Monday, June 4, 2012

Transit to Nantes

The main job today was to transit to our next and final base, Nantes. Shove everything in the two rolly bags—some of us are getting pretty casual about how we pack—roll down to the desk and pay the bill; roll to the car in the car park and load it; program the Garmin and head out.

Heading out today was a bit more complicated because we hadn't had breakfast. Didn't want to make the 6- or 8-block walk into central Quimper to look for an open café, because Mondays are almost as frustrating as Sundays for that. So we decided to get a few klicks down the road and find something in some smaller town. We selected Quimperlé and at first regretted it, but after tooling around its centre ville a bit we spotted what turned out to be quite a nice café. Petit dejeuner consisting of coffee, hunk of baguette, very good croissant, glass of OJ, and prewrapped dabs of butter and jam: €7 for each of us. The bar was like an old guys' club: one gray-haired local dude after another would come in, greet the owner, got his coffee, read the paper, and toddle out.

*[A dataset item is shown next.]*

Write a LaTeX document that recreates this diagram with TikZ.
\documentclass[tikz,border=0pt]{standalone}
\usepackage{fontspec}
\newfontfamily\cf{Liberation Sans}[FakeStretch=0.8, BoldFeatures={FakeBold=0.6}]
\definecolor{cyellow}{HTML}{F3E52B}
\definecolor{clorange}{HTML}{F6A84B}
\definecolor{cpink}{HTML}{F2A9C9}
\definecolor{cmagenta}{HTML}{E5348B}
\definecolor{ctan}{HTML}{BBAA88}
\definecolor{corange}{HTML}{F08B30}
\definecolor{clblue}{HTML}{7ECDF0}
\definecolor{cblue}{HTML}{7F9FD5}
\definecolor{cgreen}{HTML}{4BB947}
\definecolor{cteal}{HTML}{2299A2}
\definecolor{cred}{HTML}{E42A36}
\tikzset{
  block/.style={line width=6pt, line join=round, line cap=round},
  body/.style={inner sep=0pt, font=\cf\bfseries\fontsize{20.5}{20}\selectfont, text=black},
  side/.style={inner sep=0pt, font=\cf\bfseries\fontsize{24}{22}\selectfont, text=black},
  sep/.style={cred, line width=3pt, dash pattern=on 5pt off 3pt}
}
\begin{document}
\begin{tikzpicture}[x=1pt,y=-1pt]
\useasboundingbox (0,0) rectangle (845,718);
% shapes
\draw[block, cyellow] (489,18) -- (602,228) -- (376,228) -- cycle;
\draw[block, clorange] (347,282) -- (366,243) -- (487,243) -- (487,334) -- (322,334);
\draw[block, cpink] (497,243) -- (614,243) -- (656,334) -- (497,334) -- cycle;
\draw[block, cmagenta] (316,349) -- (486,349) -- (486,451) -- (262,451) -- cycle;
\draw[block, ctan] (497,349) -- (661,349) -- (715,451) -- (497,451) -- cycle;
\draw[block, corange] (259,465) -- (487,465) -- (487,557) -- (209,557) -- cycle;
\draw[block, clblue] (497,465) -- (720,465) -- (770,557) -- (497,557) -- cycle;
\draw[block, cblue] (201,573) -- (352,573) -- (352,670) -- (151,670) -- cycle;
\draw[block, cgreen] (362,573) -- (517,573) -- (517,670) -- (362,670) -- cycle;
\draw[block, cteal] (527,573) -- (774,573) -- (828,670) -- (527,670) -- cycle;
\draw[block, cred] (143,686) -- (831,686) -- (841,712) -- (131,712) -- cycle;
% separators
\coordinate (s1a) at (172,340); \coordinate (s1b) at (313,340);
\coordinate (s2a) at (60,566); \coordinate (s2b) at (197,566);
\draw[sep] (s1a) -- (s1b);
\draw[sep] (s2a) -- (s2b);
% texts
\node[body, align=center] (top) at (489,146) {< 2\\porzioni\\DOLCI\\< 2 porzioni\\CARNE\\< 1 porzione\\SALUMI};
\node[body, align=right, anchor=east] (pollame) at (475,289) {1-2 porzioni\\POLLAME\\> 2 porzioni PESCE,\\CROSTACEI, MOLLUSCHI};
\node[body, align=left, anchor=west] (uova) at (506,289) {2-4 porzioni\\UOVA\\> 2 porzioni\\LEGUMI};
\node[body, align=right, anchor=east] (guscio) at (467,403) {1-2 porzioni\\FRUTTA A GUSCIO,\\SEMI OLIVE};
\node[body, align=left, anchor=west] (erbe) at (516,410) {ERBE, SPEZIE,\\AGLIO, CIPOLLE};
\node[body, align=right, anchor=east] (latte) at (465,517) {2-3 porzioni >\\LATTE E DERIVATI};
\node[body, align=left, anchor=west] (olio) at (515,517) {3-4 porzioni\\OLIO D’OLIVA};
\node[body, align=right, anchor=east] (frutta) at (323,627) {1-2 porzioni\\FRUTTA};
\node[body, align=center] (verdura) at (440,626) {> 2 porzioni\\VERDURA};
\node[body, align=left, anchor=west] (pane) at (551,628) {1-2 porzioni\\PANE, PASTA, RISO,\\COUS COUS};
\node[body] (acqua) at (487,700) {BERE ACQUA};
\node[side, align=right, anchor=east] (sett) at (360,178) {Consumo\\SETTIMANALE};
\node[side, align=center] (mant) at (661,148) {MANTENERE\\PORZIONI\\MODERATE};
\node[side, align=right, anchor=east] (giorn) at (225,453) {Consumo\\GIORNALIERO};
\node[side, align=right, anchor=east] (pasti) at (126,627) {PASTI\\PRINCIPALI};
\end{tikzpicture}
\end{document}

OK, on to the one planned "thing," the Château de Kerguéhennec, where a large garden and outdoor sculpture park is open to the public. This turned out to be a pleasant 2-km ramble through a wooded parkland with a great variety of humongous trees, all labelled.

Purple rhododendrons grow like weeds in this part of France. And yes, Californians, that is a Coast Redwood left center.

Liquidambar, a modest street tree in Palo Alto (find Marian)

There were some pretty blossoms.

Portugal Laurel (Prunus lusitanica) – a 20-foot-high "bush" ...

... covered in extremely fragrant blossoms.

Mountain Laurel

There were a dozen or so objects of art nestled among the trees. Most of them looked pretty silly to our eyes.

Large heap of rocks.

Clearly inspired by farm machinery but titled "Phoenix" (the bird, not the place).

One we actually liked is Au Bout by Rainer Gross.

Marian for scale.

So onward another 100km down a motorway to Nantes. Which turns out to be a large and busy city, but the first strong impression it makes is of being the home of some really obsessive pruners.

There are kilometers of streets like this. Here's another.

Spent the afternoon settling in and planning the next few days.